It’s 10pm on a warm Wednesday evening in Auckland. I’m sitting on the bed in my hotel room, mildly frustrated because I can’t figure out how to get Sky TV working on the hotel room TV, but reflecting on an amazing few days.
I have been tiki-touring around the Far North delivering some safety training that I wrote for a client. I flew up from Rotorua-Auckland on Monday, and met up with my client contact (who is lovely), and we flew up to Whangarei together. We delivered the training in Whangarei on Tuesday, then drove up to Kaitaia via Kerikeri, delivered in Kaitaia today and flew back to Auckland tonight. We’ll deliver tomorrow here, then fly home afterwards.
I am in awe of the beauty of the Far North. This is my first time going up that way. I quite liked the look of Whangarei, but I completely loved the views leading out of there, and Kerikeri is stunning. We stopped there for a quick snack by the Stone Store at a place called Pear Tree Café (gorgeous garlic prawns, highly recommended!), and then had fish’n’chips at Mangonui in the Bay of Islands. In fact, this was more like a fish’n’chip café than a traditional Kiwi fish’n’chip shop. This was not your ordinary fish’n’chips though: oh no. This was freshly-caught hapuka steaks in a light fresh batter, with big chunky chips that were crunchy on the outside and mealy in the middle. The shop looks as though it’s built on an old pier, so we were eating over the water, looking out over the Bay of Islands. At sunset. Completely stunning. We saw a huge stingray swim past us in a leisurely fashion, as we were finishing dinner.

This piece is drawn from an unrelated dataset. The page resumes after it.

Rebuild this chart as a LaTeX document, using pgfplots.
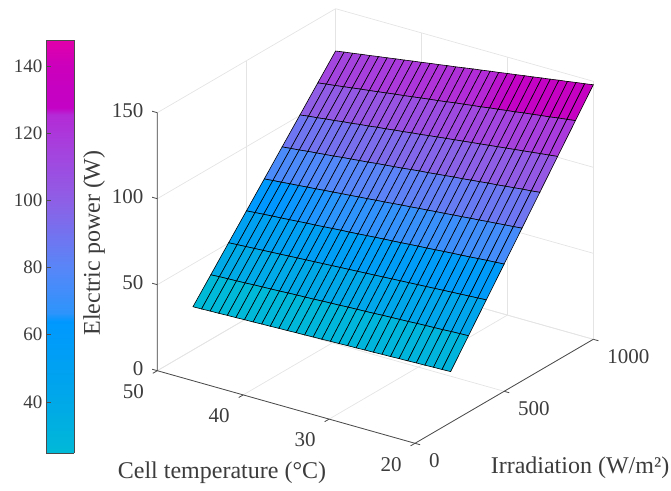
\documentclass[border=0pt]{standalone}
\usepackage{fontspec}
\setmainfont{Liberation Serif}
\usepackage{pgfplots}
\pgfplotsset{compat=1.18}
\definecolor{txt}{RGB}{60,60,60}
\definecolor{axl}{RGB}{75,75,75}
\definecolor{gridc}{RGB}{228,228,228}
\pgfplotsset{
  colormap={panel}{
    rgb255(24.8pt)=(0,185,215);
    rgb255(40pt)=(0,168,232);
    rgb255(64pt)=(0,152,255);
    rgb255(66.5pt)=(45,148,252);
    rgb255(80pt)=(88,134,248);
    rgb255(100pt)=(142,95,230);
    rgb255(115pt)=(165,66,222);
    rgb255(125.5pt)=(180,42,214);
    rgb255(127.5pt)=(195,2,198);
    rgb255(140pt)=(203,0,188);
    rgb255(147.7pt)=(226,0,170)
  },
  /pgf/number format/assume math mode=true,
  /pgf/number format/1000 sep={},
}
\newcommand{\fs}{\fontsize{21}{25}\selectfont}
\newcommand{\fl}{\fontsize{24}{28}\selectfont}
\newcommand{\fc}{\fontsize{19}{23}\selectfont}
\begin{document}
\begin{tikzpicture}[x=1pt,y=1pt]
\useasboundingbox (0,0) rectangle (671,490);
\begin{axis}[
  at={(415pt,46.7pt)}, anchor=origin,
  x dir=reverse,
  x={(8.59pt,-2.42pt)}, y={(0.1783pt,0.104pt)}, z={(0pt,1.72pt)},
  xmin=20,xmax=50,ymin=0,ymax=1000,zmin=0,zmax=150,
  xtick={20,30,40,50}, ytick={0,500,1000}, ztick={0,50,100,150},
  grid=major,
  grid style={gridc,line width=0.7pt},
  axis line style={draw=none},
  major tick length=0pt,
  scaled ticks=false,
  clip=false,
  tick label style={font=\fs,text=txt,inner sep=0pt,outer sep=0pt},
  xticklabel style={anchor=center,xshift=-24pt,yshift=-21pt},
  yticklabel style={anchor=west,xshift=14pt,yshift=-17pt},
  zticklabel style={anchor=east,xshift=-14pt,yshift=2pt},
  point meta min=24.8, point meta max=147.7,
  colormap name=panel,
]
\addplot3[surf, shader=flat corner, draw=black, line width=0.6pt, mesh/rows=9, mesh/cols=31, mesh/ordering=x varies] coordinates {
(20,200,29.6)(21,200,29.4)(22,200,29.3)(23,200,29.1)(24,200,29.0)(25,200,28.8)(26,200,28.7)(27,200,28.5)(28,200,28.4)(29,200,28.2)(30,200,28.1)(31,200,27.9)(32,200,27.8)(33,200,27.6)(34,200,27.5)(35,200,27.3)(36,200,27.2)(37,200,27.0)(38,200,26.9)(39,200,26.7)(40,200,26.6)(41,200,26.4)(42,200,26.3)(43,200,26.1)(44,200,26.0)(45,200,25.8)(46,200,25.7)(47,200,25.5)(48,200,25.4)(49,200,25.2)(50,200,25.1)
(20,300,44.4)(21,300,44.2)(22,300,44.0)(23,300,43.7)(24,300,43.5)(25,300,43.3)(26,300,43.1)(27,300,42.8)(28,300,42.6)(29,300,42.4)(30,300,42.2)(31,300,41.9)(32,300,41.7)(33,300,41.5)(34,300,41.3)(35,300,41.0)(36,300,40.8)(37,300,40.6)(38,300,40.3)(39,300,40.1)(40,300,39.9)(41,300,39.7)(42,300,39.4)(43,300,39.2)(44,300,39.0)(45,300,38.8)(46,300,38.5)(47,300,38.3)(48,300,38.1)(49,300,37.9)(50,300,37.6)
(20,400,59.2)(21,400,58.9)(22,400,58.6)(23,400,58.3)(24,400,58.0)(25,400,57.7)(26,400,57.4)(27,400,57.1)(28,400,56.8)(29,400,56.5)(30,400,56.2)(31,400,55.9)(32,400,55.6)(33,400,55.3)(34,400,55.0)(35,400,54.7)(36,400,54.4)(37,400,54.1)(38,400,53.8)(39,400,53.5)(40,400,53.2)(41,400,52.9)(42,400,52.6)(43,400,52.3)(44,400,52.0)(45,400,51.7)(46,400,51.4)(47,400,51.1)(48,400,50.8)(49,400,50.5)(50,400,50.2)
(20,500,74.0)(21,500,73.6)(22,500,73.3)(23,500,72.9)(24,500,72.5)(25,500,72.1)(26,500,71.8)(27,500,71.4)(28,500,71.0)(29,500,70.6)(30,500,70.3)(31,500,69.9)(32,500,69.5)(33,500,69.1)(34,500,68.8)(35,500,68.4)(36,500,68.0)(37,500,67.6)(38,500,67.2)(39,500,66.9)(40,500,66.5)(41,500,66.1)(42,500,65.7)(43,500,65.4)(44,500,65.0)(45,500,64.6)(46,500,64.2)(47,500,63.9)(48,500,63.5)(49,500,63.1)(50,500,62.7)
(20,600,88.8)(21,600,88.3)(22,600,87.9)(23,600,87.4)(24,600,87.0)(25,600,86.5)(26,600,86.1)(27,600,85.6)(28,600,85.2)(29,600,84.7)(30,600,84.3)(31,600,83.8)(32,600,83.4)(33,600,82.9)(34,600,82.5)(35,600,82.0)(36,600,81.5)(37,600,81.1)(38,600,80.6)(39,600,80.2)(40,600,79.7)(41,600,79.3)(42,600,78.8)(43,600,78.4)(44,600,77.9)(45,600,77.5)(46,600,77.0)(47,600,76.6)(48,600,76.1)(49,600,75.7)(50,600,75.2)
(20,700,103.6)(21,700,103.0)(22,700,102.6)(23,700,102.0)(24,700,101.5)(25,700,100.9)(26,700,100.5)(27,700,99.9)(28,700,99.4)(29,700,98.8)(30,700,98.4)(31,700,97.8)(32,700,97.3)(33,700,96.7)(34,700,96.3)(35,700,95.7)(36,700,95.1)(37,700,94.6)(38,700,94.1)(39,700,93.6)(40,700,93.0)(41,700,92.5)(42,700,92.0)(43,700,91.5)(44,700,90.9)(45,700,90.4)(46,700,89.9)(47,700,89.4)(48,700,88.8)(49,700,88.3)(50,700,87.8)
(20,800,118.4)(21,800,117.8)(22,800,117.2)(23,800,116.6)(24,800,116.0)(25,800,115.4)(26,800,114.8)(27,800,114.2)(28,800,113.6)(29,800,113.0)(30,800,112.4)(31,800,111.8)(32,800,111.2)(33,800,110.6)(34,800,110.0)(35,800,109.4)(36,800,108.7)(37,800,108.2)(38,800,107.5)(39,800,107.0)(40,800,106.3)(41,800,105.8)(42,800,105.1)(43,800,104.6)(44,800,103.9)(45,800,103.4)(46,800,102.7)(47,800,102.2)(48,800,101.5)(49,800,101.0)(50,800,100.3)
(20,900,133.2)(21,900,132.5)(22,900,131.9)(23,900,131.1)(24,900,130.5)(25,900,129.8)(26,900,129.2)(27,900,128.4)(28,900,127.8)(29,900,127.1)(30,900,126.5)(31,900,125.7)(32,900,125.1)(33,900,124.4)(34,900,123.8)(35,900,123.0)(36,900,122.3)(37,900,121.7)(38,900,121.0)(39,900,120.3)(40,900,119.6)(41,900,119.0)(42,900,118.3)(43,900,117.6)(44,900,116.9)(45,900,116.3)(46,900,115.6)(47,900,114.9)(48,900,114.2)(49,900,113.6)(50,900,112.9)
(20,1000,148.0)(21,1000,147.2)(22,1000,146.5)(23,1000,145.7)(24,1000,145.0)(25,1000,144.2)(26,1000,143.5)(27,1000,142.7)(28,1000,142.0)(29,1000,141.2)(30,1000,140.5)(31,1000,139.7)(32,1000,139.0)(33,1000,138.2)(34,1000,137.5)(35,1000,136.7)(36,1000,135.9)(37,1000,135.2)(38,1000,134.4)(39,1000,133.7)(40,1000,132.9)(41,1000,132.2)(42,1000,131.4)(43,1000,130.7)(44,1000,129.9)(45,1000,129.2)(46,1000,128.4)(47,1000,127.7)(48,1000,126.9)(49,1000,126.2)(50,1000,125.4)
};
\draw[axl,line width=0.8pt] (axis cs:50,0,150)--(axis cs:50,0,0)--(axis cs:20,0,0)--(axis cs:20,1000,0);
\foreach \t in {20,30,40,50} {\edef\tmp{\noexpand\draw[axl,line width=0.8pt] (axis cs:\t,0,0)--(axis cs:\t,-25,0);}\tmp}
\foreach \g in {0,500,1000} {\edef\tmp{\noexpand\draw[axl,line width=0.8pt] (axis cs:20,\g,0)--(axis cs:19.4,\g,0);}\tmp}
\foreach \h in {0,50,100,150} {\edef\tmp{\noexpand\draw[axl,line width=0.8pt] (axis cs:50,0,\h)--(axis cs:50.6,0,\h);}\tmp}
\end{axis}
\begin{axis}[
  at={(46pt,37pt)}, anchor=south west,
  scale only axis, width=28pt, height=413pt,
  xmin=0,xmax=1,ymin=24.8,ymax=147.7,
  xtick=\empty, ytick={40,60,80,100,120,140},
  ytick pos=left, ytick align=inside, major tick length=5pt,
  yticklabel pos=left,
  axis line style={draw=axl,line width=0.7pt},
  tick style={axl,line width=0.7pt},
  tick label style={font=\fc,text=txt},
  point meta min=24.8, point meta max=147.7,
  colormap name=panel, view={0}{90},
]
\addplot3[surf,shader=interp,mesh/rows=2,mesh/cols=2] coordinates {(0,24.8,24.8)(1,24.8,24.8)(0,147.7,147.7)(1,147.7,147.7)};
\end{axis}
\node[font=\fl,text=txt] at (222,17) {Cell temperature (°C)};
\node[font=\fl,text=txt] at (580,22) {Irradiation (W/m²)};
\node[font=\fl,text=txt,rotate=90] at (94,247) {Electric power (W)};
\end{tikzpicture}
\end{document}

The late evening light catching all the boats in the bay, and the island just across from the fish’n’chip shop (which apparently is covered with pohutukawa to such an extent that in summer it turns totally crimson) with its little cliffs and shores shimmering in the sunset was a sight I will never forget. The route there is gorgeous, passing a mixture of landscapes ranging from plantation forest, patches of podocarp forest (the main kauri forests are on the other side of Northland), mangrove swamps, ferns, mosses, farms, and beaches that just seem to go on and on, stretching golden in the sunshine. Okay, my prose is getting a little purple, but it was so lovely that I almost had to pinch myself to convince myself it was real. The little towns we passed through all had lovely old old buildings, and I, even I, have now actually seen the Stone Store at Kerikeri, and the Waitangi flagpole across the water. We couldn’t go into Russell because we were really on our way from one work area to another, but I know where it leaves from now. And I spotted the sign to the Hundertwasser toilets, although we didn’t go down that route (which is a shame).
Kaitaia itself is pretty, in an understated, small-town way. I liked it: it reminded me a bit of Greytown in the Wairarapa. I would have liked more time to explore it! And I would have loved the chance to go to Cape Reinga, but it’s several hours out of Kaitaia and we had to catch our flight back to Auckland. Coming back to Auckland was a bit like coming awake after dreaming in golden prose for three days.